Last month, in an attempt to fix the overall state budget, the legislature lopped more money from the current year’s school funding. And this time, the conversation turned to a different method of distributing the pain. In a Senate committee hearing, Democratic leader John Cullerton had a polite but testy exchange with Beth Purvis, recently-appointed secretary of education appointed by Governor Bruce Rauner.

“We were on the phone yesterday…” Cullerton said, "and there were two different methods discussed, pro-rata and per-pupil. And I expressed my interest in having it being done per-pupil.”

What is per-pupil? Ben Boer, from the advocacy group Advance Illinois, explained it to me.

“The amount that the state is short is a particular number," Boer said, "and we can divide that number by the number of students in the state, and that gives us the amount that we would have to cut per student in order to do a flat cut.”

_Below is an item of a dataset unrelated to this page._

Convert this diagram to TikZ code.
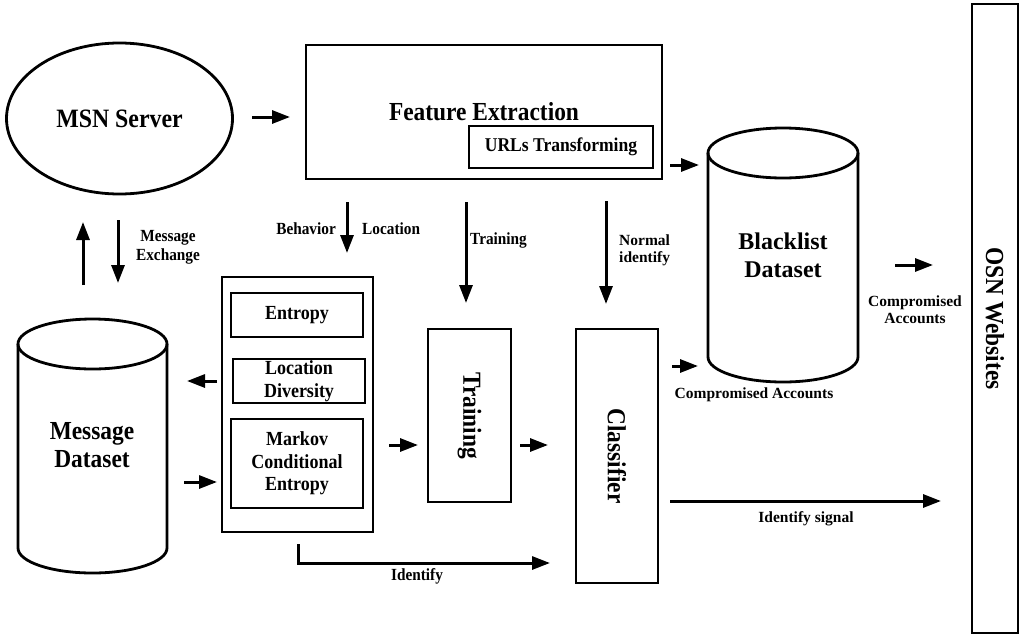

Purvis agreed that per-pupil was a legitimate way to go. But the decision was up to the State Board of Education. Sort of. At the request of Gov. Rauner’s office, the board was not allowed to consider anything except the pro-rata method, but they plan to discuss the flat per-pupil formula next month.  Members could consider adopting it for the next budget.

For the rest this year, however, Kenilworth -- where most families live in million dollar homes will lose $12 per pupil. Cairo — which has been called the most desolate small town in America -- will lose $47 for each student.